| As a child
I grew up as a member of a functionally impaired family on a council estate in a one-horse market town in north Norfolk. The three things that kept me sane were: my bike; books; football. The bike took me great distances (Norfolk is, famously, flat, although there are hills that can sneak up on you). Books took me further away, often to islands - Treasure Island, Coral Island, and wherever it was that the Swiss Family Robinson found themselves. I also loved comics, and originally wanted Keeper to be a graphic novel. As for football, by the time I was sixteen, I was playing at least three full matches a week - for my school, for my county, and for the town.
As an adult
After university I had some lost years, like many of my peers. I tried teaching to start with. Then I quit and went on walkabout. I worked in a hospital mortuary.

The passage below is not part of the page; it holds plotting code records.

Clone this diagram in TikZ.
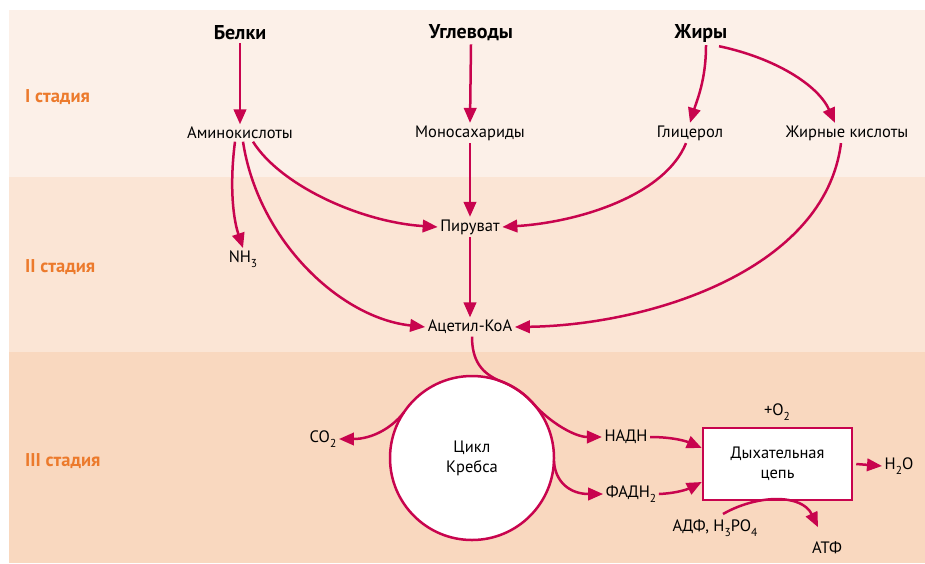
\documentclass[tikz,border=0pt]{standalone}
\usepackage{fontspec}
\setmainfont{PT Sans}
\usetikzlibrary{arrows.meta}
\definecolor{bandA}{RGB}{252,240,232}
\definecolor{bandB}{RGB}{251,229,213}
\definecolor{bandC}{RGB}{249,216,191}
\definecolor{flow}{RGB}{200,4,78}
\definecolor{stage}{RGB}{236,122,44}
\newcommand{\lowidx}[1]{\raisebox{-0.28em}{\fontsize{11.5}{12}\selectfont #1}}
\begin{document}
\begin{tikzpicture}[x=1pt,y=-1pt,
  lbl/.style={inner sep=2.5pt,font=\fontsize{16.5}{19}\selectfont},
  head/.style={inner sep=3pt,font=\fontsize{20}{22}\selectfont\bfseries},
  stg/.style={anchor=west,inner sep=0pt,text=stage,font=\fontsize{18.5}{20}\selectfont\bfseries},
  flowline/.style={draw=flow,line width=2.5pt,-{Triangle[length=15pt,width=12.5pt]}}]
\useasboundingbox (0,0) rectangle (925,563);
% background bands of the three stages
\fill[white] (0,0) rectangle (925,563);
\fill[bandA] (9,10) rectangle (925,177);
\fill[bandB] (9,177) rectangle (925,352);
\fill[bandC] (9,352) rectangle (925,563);

% stage labels
\node[stg] (s1) at (25,97) {I стадия};
\node[stg] (s2) at (25,267) {II стадия};
\node[stg] (s3) at (25,461) {III стадия};

% stage I
\node[head] (belki) at (240,33) {Белки};
\node[head] (ugl) at (471,33) {Углеводы};
\node[head] (zhiry) at (701,33) {Жиры};
\node[lbl] (amino) at (240,133) {Аминокислоты};
\node[lbl] (mono) at (470,133) {Моносахариды};
\node[lbl] (glic) at (690,133) {Глицерол};
\node[lbl] (zk) at (847,133) {Жирные кислоты};

% stage II
\node[lbl] (piru) at (470,227) {Пируват};
\node[lbl] (nh3) at (243,259) {NH\lowidx{3}};
\node[lbl] (acet) at (470,327) {Ацетил-КоА};

% stage III
\node[circle,draw=flow,fill=white,line width=2.5pt,minimum size=164pt,inner sep=0pt,outer sep=0pt,
      align=center,font=\fontsize{16.5}{20}\selectfont] (krebs) at (472,458) {Цикл\\Кребса};
\node[lbl] (co2) at (323,439) {CO\lowidx{2}};
\node[lbl] (nadh) at (626,437) {НАДН};
\node[lbl] (fadh) at (631,494) {ФАДН\lowidx{2}};
\node[draw=flow,fill=white,line width=2.5pt,minimum width=149pt,minimum height=72pt,inner sep=0pt,
      align=center,font=\fontsize{16.5}{20}\selectfont] (chain) at (777.5,464) {Дыхательная\\цепь};
\node[lbl] (o2) at (777,412) {+O\lowidx{2}};
\node[lbl] (h2o) at (899,466) {H\lowidx{2}O};
\node[lbl] (adf) at (715,528) {АДФ, H\lowidx{3}PO\lowidx{4}};
\node[lbl] (atf) at (827,548) {АТФ};

% stage I connectors
\draw[flowline] (belki.south) -- (amino.north);
\draw[flowline] (ugl.south) -- (mono.north);
\draw[flowline] ([xshift=5pt]zhiry.south) .. controls (706,80) and (697,100) .. (glic.north);
\draw[flowline] ([xshift=18pt,yshift=-1pt]zhiry.south) .. controls (775,58) and (818,85) .. ([xshift=-12pt]zk.north);

% stage II connectors
\draw[flowline] ([xshift=-5pt]amino.south) .. controls (230,180) and (232,215) .. (nh3.north);
\draw[flowline] ([xshift=3pt]amino.south) .. controls (258,240) and (340,318) .. (acet.west);
\draw[flowline] ([xshift=13pt]amino.south) .. controls (280,185) and (360,222) .. (piru.west);
\draw[flowline] (mono.south) -- (piru.north);
\draw[flowline] ([xshift=-4pt]glic.south) .. controls (665,195) and (580,222) .. (piru.east);
\draw[flowline] ([xshift=-6pt]zk.south) .. controls (825,270) and (650,325) .. (acet.east);
\draw[flowline] (piru.south) -- (acet.north);

% stage III connectors
\draw[flowline] ([xshift=2pt]acet.south) .. controls (472,360) and (481,373) .. (krebs.70)
   arc[start angle=-70,end angle=-40,radius=82]
   .. controls (551,423) and (575,437) .. (nadh.west);
\draw[flowline] (krebs.146) .. controls (392,428) and (372,439) .. (co2.east);
\draw[flowline] (krebs.-2) .. controls (555,482) and (570,494) .. (fadh.west);
\draw[flowline] (nadh.east) .. controls (675,437) and (688,442) .. ([yshift=16pt]chain.west);
\draw[flowline] (fadh.east) .. controls (680,493) and (690,488) .. ([yshift=-18pt]chain.west);
\draw[flowline] ([xshift=3pt]chain.east) -- (h2o.west);
\draw[flowline] ([xshift=8pt,yshift=3pt]adf.north) .. controls (758,494) and (802,494) .. ([xshift=-9pt,yshift=12pt]atf.north);
\end{tikzpicture}
\end{document}
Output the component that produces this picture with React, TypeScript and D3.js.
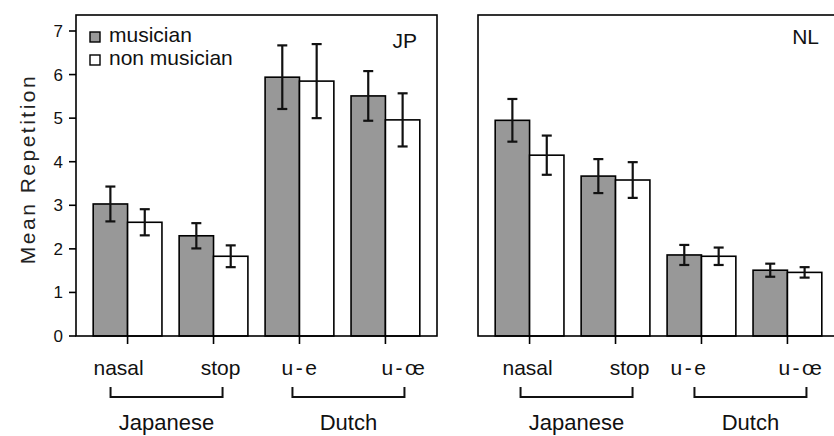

I lived with a bunch of gypsies who did dodgy tarmac. I came to Devon because I liked the sound of it and worked on building sites. I went to Canada and worked with a road crew consisting of mad Newfoundlanders, North American Indians, Black Americans and exiled Irishmen. I met a love-sick man in Ontario who wanted someone to share the drive across Vancouver where his girlfriend was. That week-long drive across Canada was one of the best and worst things I have ever done.
As an artist
Like many people (I suspect) I had no real interest in Children's Literature until I had children of my own. It'll sound a bit evangelical, I suppose, but I truly believe that there are few things more important, useful and protective than sharing stories with your children. After their bath, heaped into a big, deep chair, doing the voices, discussing the pictures, softening your voice as the rhythm of their breathing deepens... You start to understand why certain books work and others don't. |
|
|
Congratulations to Mal for winning the 2005 CILIP Carnegie Medal with Tamar. Tamar is only Peet’s second novel for young people. His first, Keeper, a magical story about football won the Branford Boase Award in 2004 and his third novel, The Penalty which follows on from Keeper is published in September this year.
“Tamar was a story I particularly wanted to tell,” says Peet. “I believe it’s so important for young people to grasp the connections between their own lives and the past. Our understanding of history is in danger of becoming hopelessly partial and fragmented; the sense of continuity, cause and effect, is in danger of getting lost. If young people don’t make those connections, what hope is there for us to learn from our mistakes rather than repeat them!”
Like so many writers, libraries have played a key part in Peet’s life. He doesn’t think he would have survived his childhood if it hadn’t been for his local library and believes that “libraries offer the arsenal in the war of understanding”. For him, winning the CILIP Carnegie Medal is the ultimate accolade. “It’s that objective recognition from librarians who really know about books and young people. I feel extraordinarily honoured.”